Place a fourth dot in a random position on the paper and join it to the other three by random lines subject to the three constraints mentioned above.
Place a fifth dot in a random position on the paper. You will find that you can connect it to three of the other dots but not the fourth if you stick to the three constraints.
If you now imagine that the dots relate to areas of different colour, each line relates to a change in colour, i.e. it crosses a shared border. The experiment infers, therefore, that given any five areas of the paper, you can colour them with four colours; the fifth will not share a border with more than three other areas requiring a change of colour.
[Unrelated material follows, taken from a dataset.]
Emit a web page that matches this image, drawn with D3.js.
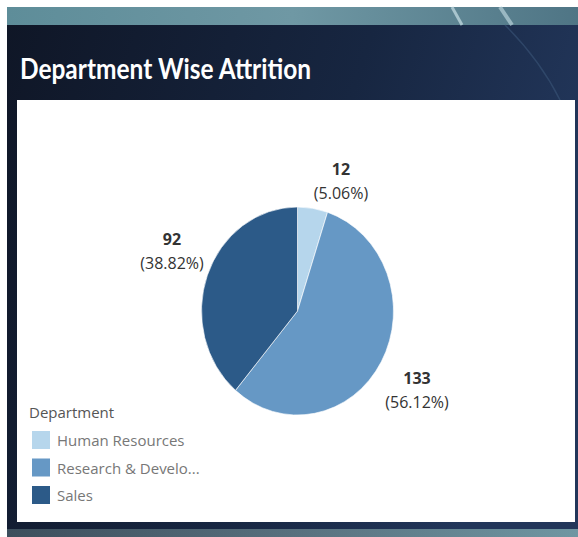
<!DOCTYPE html>
<html><head><meta charset="utf-8">
<script src="https://cdn.jsdelivr.net/npm/d3@7"></script>
<style>html,body{margin:0;padding:0;background:#fff;}svg{display:block;}</style>
</head><body>
<svg id="c" width="578" height="537"></svg>
<script>
const categories = ["Human Resources", "Research & Develo...", "Sales"];
const values = [12, 133, 92];
const percentLabels = ["5.06%", "56.12%", "38.82%"];
const colors = ["#b6d6ec", "#6698c5", "#2c5a88"];
const title = "Department Wise Attrition";
const legendTitle = "Department";

const svg = d3.select("#c");
const defs = svg.append("defs");

// background gradients
const g1 = defs.append("linearGradient").attr("id","band").attr("x1","0").attr("x2","1");
g1.append("stop").attr("offset","0").attr("stop-color","#5e8d99");
g1.append("stop").attr("offset","0.5").attr("stop-color","#6f98a4");
g1.append("stop").attr("offset","1").attr("stop-color","#4f7585");
const g2 = defs.append("linearGradient").attr("id","dark").attr("x1","0").attr("x2","1").attr("y1","0").attr("y2","0.3");
g2.append("stop").attr("offset","0").attr("stop-color","#0f1626");
g2.append("stop").attr("offset","0.6").attr("stop-color","#172641");
g2.append("stop").attr("offset","1").attr("stop-color","#22365a");
const g3 = defs.append("linearGradient").attr("id","bot").attr("x1","0").attr("x2","1");
g3.append("stop").attr("offset","0").attr("stop-color","#3c4e5c");
g3.append("stop").attr("offset","0.5").attr("stop-color","#58707e");
g3.append("stop").attr("offset","1").attr("stop-color","#6f96a2");

svg.append("rect").attr("x",7).attr("y",7).attr("width",571).attr("height",530).attr("fill","url(#dark)");
svg.append("rect").attr("x",7).attr("y",7).attr("width",571).attr("height",18).attr("fill","url(#band)");
svg.append("rect").attr("x",7).attr("y",529).attr("width",571).attr("height",8).attr("fill","url(#bot)");
// subtle streaks
svg.append("path").attr("d","M452,7 L462,25").attr("stroke","#c8e0e6").attr("stroke-width",3).attr("opacity",0.7);
svg.append("path").attr("d","M500,7 L512,25").attr("stroke","#c8e0e6").attr("stroke-width",4).attr("opacity",0.6);
svg.append("path").attr("d","M505,25 Q540,60 560,100").attr("stroke","#3b5578").attr("stroke-width",1.5).attr("fill","none").attr("opacity",0.6);

// white panel
svg.append("rect").attr("x",17).attr("y",100).attr("width",558).attr("height",422).attr("fill","#ffffff");

// title
svg.append("text").attr("x",20).attr("y",79)
  .attr("font-family","Lato, 'Open Sans', sans-serif").attr("font-weight","bold")
  .attr("font-size",28).attr("fill","#ffffff")
  .attr("textLength",291).attr("lengthAdjust","spacingAndGlyphs")
  .text(title);

// pie
const cx = 297.5, cy = 311, rx = 96, ry = 104;
const pie = d3.pie().sort(null).value(d => d)(values);
const arc = d3.arc().innerRadius(0).outerRadius(rx);
const pg = svg.append("g").attr("transform", `translate(${cx},${cy}) scale(1,${ry/rx})`);
pg.selectAll("path").data(pie).join("path")
  .attr("d", arc).attr("fill", (d,i) => colors[i])
  .attr("stroke","#ffffff").attr("stroke-width",0.6);

// labels
const labelPos = [[341,175],[417,384],[172,245]];
const lg = svg.append("g").attr("font-family","'Open Sans', sans-serif").attr("fill","#333");
values.forEach((v,i) => {
  const [x,y] = labelPos[i];
  lg.append("text").attr("x",x).attr("y",y).attr("text-anchor","middle")
    .attr("font-size",16).attr("font-weight","bold").attr("fill","#333").text(v);
  lg.append("text").attr("x",x).attr("y",y+24).attr("text-anchor","middle")
    .attr("font-size",16).attr("fill","#333").text(`(${percentLabels[i]})`);
});

// legend
const leg = svg.append("g").attr("font-family","'Open Sans', sans-serif");
leg.append("text").attr("x",29).attr("y",418).attr("font-size",15).attr("fill","#555").text(legendTitle);
categories.forEach((c,i) => {
  const y = 431 + i*27.5;
  leg.append("rect").attr("x",32).attr("y",y).attr("width",18).attr("height",18).attr("fill",colors[i]);
  leg.append("text").attr("x",57).attr("y",y+15).attr("font-size",15).attr("fill","#777").text(c);
});
</script>
</body></html>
This can be extended to any group of four or five areas.
I don’t see your point GB. Just because a small graph can be four colored does not imply that all planar graphs can. (Although the colorability of a small collection of graphs was key to the original proof. It was first proven that the cases were enough to prove it true for any number.) There are a lot of proofs of color requirements for higher genuses (doughnuts with holes) that require a lot more verices than the actual number of colors required.
An example is not a proof in this case.
Secondly, for “higer dimensions” there is no bound on colorability outside of the number of nodes. I.e., a complete graph of 100 nodes can be embedded in three space and requires 100 colors.
Furthermore, the fact that five points cannot be mutually interconnected in a plane has been known for a long time. Indeed, it has been known for a long time that all impossible graphs on a plane can be simplified to one of two forms: five mutual connections, or connections from all of three points to all of three other points (the old “jealous utilities” puzzle). But that doesn’t prove the four-color theorem. For that matter, playing with dots on paper doesn’t constitute a proof.
Here’s an example of the degree of rigor required. One of the basic theorems of topology is the Jordan Curve Theorem, which states that any closed curve (a curve that eventually meets itself at its beginning) divides a plane into an inside and an outside. Yes. Someone had to prove that. And it’s not as easy as you think.
I’m not sure what he means about the 3-D case. It is possible to mutually link any number of points in more than two dimensions – at least, as long as the number of points is less than aleph-1.
This was an example of the effect of the 4-colour map theorem.
Thanks to DuckDuckGoose for pointing out to what it refers.
It isn’t a proof in so far as it does not offer anything beyond five points as a general case: there may be combinations of say three hundred points within which grouping into numbers of these cases is not possible, though I have so far found none.
However, I am glad to see that someone has a proof (which I haven’t been able to do myself) that this is indeed is the basic case of all “impossible graphs”. In their association there may be a “proof” of the 4-colour theorem available.
The 3-D version refers to connecting N points on a surface (dimension N-1) of a dimension N object. Experimentation seems to indicate that the maximum number of points (and maybe by extension, colours necessary to colour in areas!) is 3N-2, though this could do with proving for higher dimensions.
Again, it’s an experimental means of visualisation. It ought not to be despised, as the computer proof took an experimental point (the existence of chains of two colours) and experimentally ran through the cases.
What does “map” mean in this instance? Is it an abstract mathemtacial concept or does it refer to a specific type of map as understood by cartographers (e.g. political world map)?
Experimentation? You’ve been doing this in four dimensions, have you?
For a (3D) sphere, its surface is equivalent to the 2D map case–just pop a hole in the middle of any of the spherical countries and spread it out on a flat map.
For a (3D) torus, it is well known that the answer is seven. That was proved a long time ago, and it is easy to visualize. Just paint stripes on a donut, so they go through the hole. Cut a line around the equator of the donut, and shift everything two and a half stripes width over. Each country will touch all six other countries. So, that works for 3N-2, with N=3.
But it doesn’t work for surfaces of other 3D objects. Just take a sphere with any number of countries. Patch a tube from each country through the interior of the sphere to each of the other countries. Then, all countries will share a border with all the others.
If you have an N dim. space and an N-1 dimensional surface, if N-1 is 3 or more, you are in 3 space, see my earlier post. Graph coloring is only interesting on 2d surfaces. The main parameter is genus, how many holes there are in the doughnut.